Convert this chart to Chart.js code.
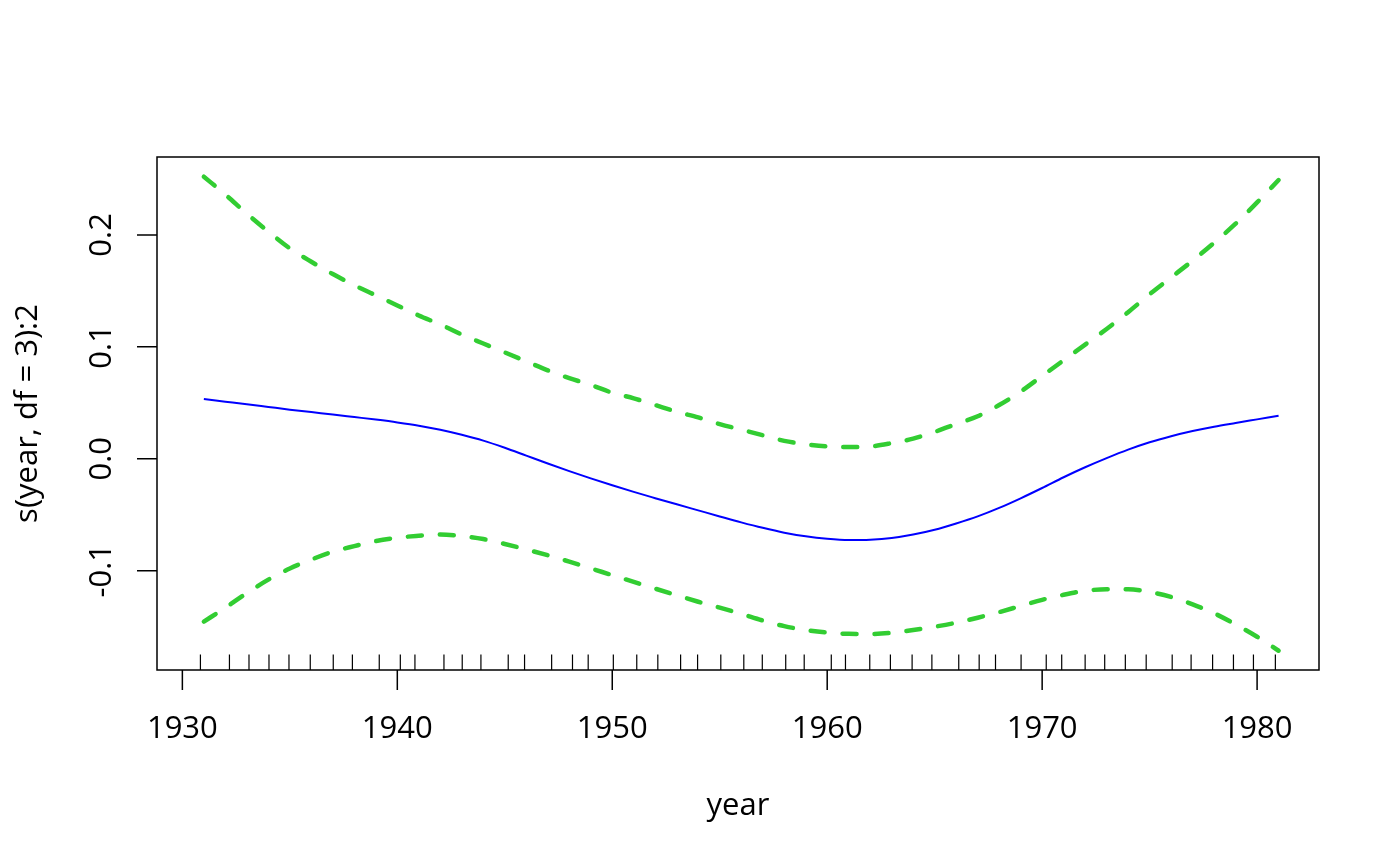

■ ■ ■ ■

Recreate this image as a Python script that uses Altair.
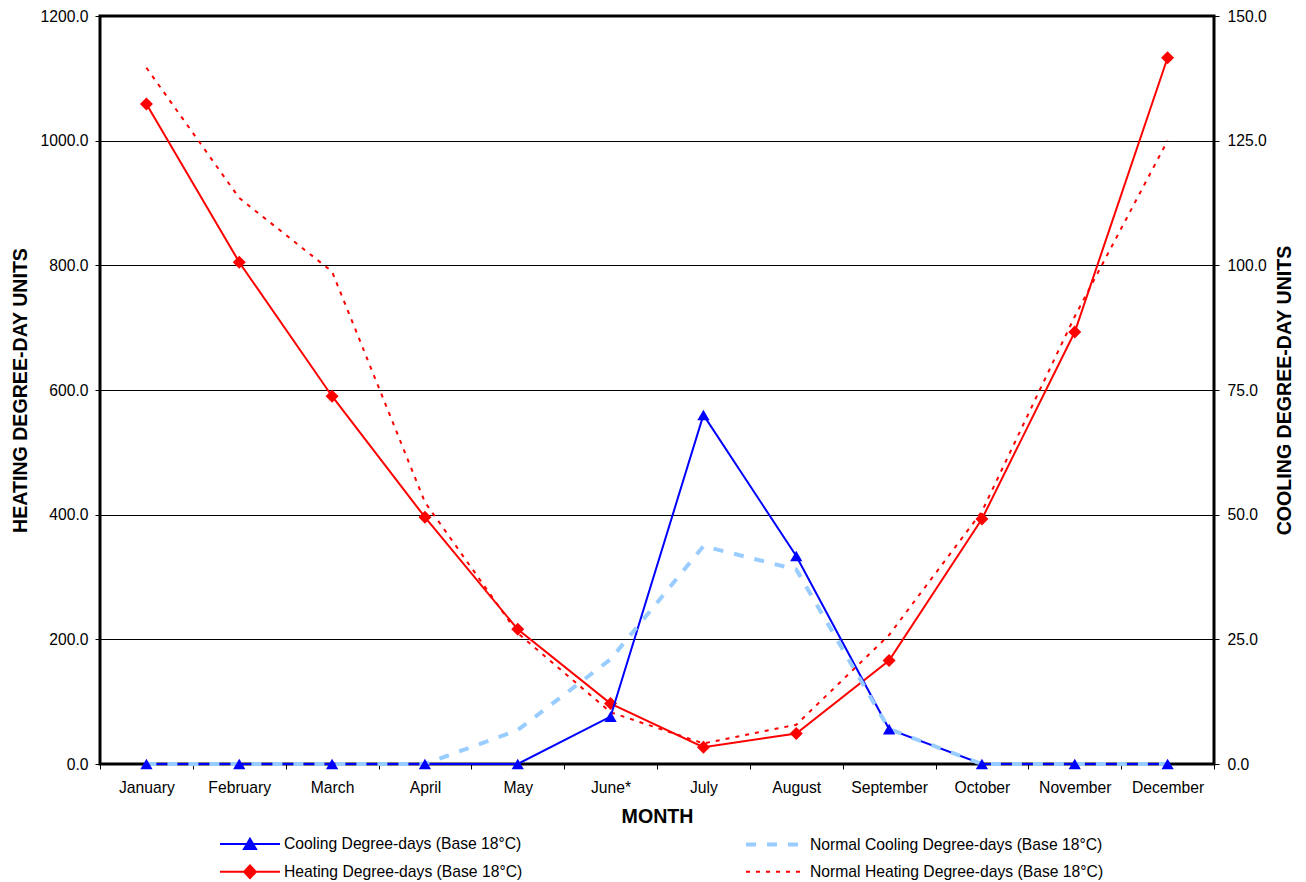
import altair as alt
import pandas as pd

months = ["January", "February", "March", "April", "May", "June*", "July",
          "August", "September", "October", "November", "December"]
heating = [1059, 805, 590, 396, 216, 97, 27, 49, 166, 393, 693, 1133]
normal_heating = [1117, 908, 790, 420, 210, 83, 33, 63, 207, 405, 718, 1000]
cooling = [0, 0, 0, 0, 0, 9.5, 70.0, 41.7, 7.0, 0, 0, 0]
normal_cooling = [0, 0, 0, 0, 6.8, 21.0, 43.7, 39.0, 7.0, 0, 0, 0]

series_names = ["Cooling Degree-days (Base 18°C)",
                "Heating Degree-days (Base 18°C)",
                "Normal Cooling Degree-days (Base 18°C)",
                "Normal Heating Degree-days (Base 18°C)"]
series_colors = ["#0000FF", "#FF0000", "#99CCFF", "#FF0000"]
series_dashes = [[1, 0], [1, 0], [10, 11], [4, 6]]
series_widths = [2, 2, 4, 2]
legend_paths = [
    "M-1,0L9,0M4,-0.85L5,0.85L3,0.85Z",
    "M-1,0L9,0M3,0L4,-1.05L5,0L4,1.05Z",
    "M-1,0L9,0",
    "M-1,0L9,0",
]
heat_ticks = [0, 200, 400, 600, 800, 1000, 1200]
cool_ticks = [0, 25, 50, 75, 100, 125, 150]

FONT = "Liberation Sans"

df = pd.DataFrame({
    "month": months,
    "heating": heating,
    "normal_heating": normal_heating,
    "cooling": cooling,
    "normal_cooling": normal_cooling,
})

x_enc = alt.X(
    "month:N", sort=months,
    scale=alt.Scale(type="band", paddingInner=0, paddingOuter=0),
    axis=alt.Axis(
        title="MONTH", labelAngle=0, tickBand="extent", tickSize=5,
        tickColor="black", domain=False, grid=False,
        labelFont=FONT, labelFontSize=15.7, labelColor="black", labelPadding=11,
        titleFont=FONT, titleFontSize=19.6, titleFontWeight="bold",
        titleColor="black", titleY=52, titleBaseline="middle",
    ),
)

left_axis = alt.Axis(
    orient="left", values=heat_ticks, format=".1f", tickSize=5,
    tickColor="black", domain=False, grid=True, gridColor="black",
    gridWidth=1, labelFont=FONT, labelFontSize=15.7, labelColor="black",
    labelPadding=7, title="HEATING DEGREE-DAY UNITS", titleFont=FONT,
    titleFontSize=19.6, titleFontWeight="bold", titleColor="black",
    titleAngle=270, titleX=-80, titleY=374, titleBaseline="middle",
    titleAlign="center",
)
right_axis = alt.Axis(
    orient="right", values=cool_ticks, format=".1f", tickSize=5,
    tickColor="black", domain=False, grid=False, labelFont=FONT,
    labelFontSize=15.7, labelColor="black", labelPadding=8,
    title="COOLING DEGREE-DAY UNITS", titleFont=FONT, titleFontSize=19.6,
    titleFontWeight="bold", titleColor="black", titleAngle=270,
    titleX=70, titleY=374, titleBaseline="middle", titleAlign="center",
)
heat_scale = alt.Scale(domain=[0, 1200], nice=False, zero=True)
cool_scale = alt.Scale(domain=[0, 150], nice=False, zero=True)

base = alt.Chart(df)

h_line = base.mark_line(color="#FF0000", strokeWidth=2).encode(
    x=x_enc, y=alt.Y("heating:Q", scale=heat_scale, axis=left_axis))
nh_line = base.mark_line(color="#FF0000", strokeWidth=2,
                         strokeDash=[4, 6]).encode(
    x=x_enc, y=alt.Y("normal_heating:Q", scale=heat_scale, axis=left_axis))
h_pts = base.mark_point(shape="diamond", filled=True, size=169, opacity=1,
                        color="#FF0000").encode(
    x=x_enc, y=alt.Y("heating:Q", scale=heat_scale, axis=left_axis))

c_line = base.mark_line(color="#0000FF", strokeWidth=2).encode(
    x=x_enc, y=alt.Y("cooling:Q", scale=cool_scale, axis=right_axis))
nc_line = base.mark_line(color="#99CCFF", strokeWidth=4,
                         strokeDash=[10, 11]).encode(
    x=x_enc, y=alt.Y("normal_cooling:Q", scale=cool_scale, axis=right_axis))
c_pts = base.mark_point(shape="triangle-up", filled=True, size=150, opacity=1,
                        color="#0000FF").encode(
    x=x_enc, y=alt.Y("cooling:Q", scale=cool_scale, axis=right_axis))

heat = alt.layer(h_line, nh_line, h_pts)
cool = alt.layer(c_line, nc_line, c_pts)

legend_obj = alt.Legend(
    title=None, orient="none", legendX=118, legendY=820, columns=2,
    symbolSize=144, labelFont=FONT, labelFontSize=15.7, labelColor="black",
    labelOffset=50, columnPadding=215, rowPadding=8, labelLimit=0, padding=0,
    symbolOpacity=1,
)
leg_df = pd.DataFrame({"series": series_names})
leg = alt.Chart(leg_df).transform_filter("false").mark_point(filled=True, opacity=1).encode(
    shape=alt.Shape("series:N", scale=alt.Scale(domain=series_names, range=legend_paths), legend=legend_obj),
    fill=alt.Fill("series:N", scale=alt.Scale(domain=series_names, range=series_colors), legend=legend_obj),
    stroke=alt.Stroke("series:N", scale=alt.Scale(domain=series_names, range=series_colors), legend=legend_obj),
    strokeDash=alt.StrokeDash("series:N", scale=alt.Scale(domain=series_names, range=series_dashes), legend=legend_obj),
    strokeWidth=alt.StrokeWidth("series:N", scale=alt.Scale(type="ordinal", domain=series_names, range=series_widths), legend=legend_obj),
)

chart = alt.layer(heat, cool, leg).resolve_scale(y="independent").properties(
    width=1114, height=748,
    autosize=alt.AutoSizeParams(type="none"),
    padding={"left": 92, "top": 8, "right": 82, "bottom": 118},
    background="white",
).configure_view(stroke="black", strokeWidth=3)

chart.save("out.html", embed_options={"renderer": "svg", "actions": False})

■ ■ ■ ■

## OBJECTIVE
Within the data above, pick out all lines holding the word "this".

## COMPLETE RESPONSE
Convert this chart to Chart.js code.
Recreate this image as a Python script that uses Altair.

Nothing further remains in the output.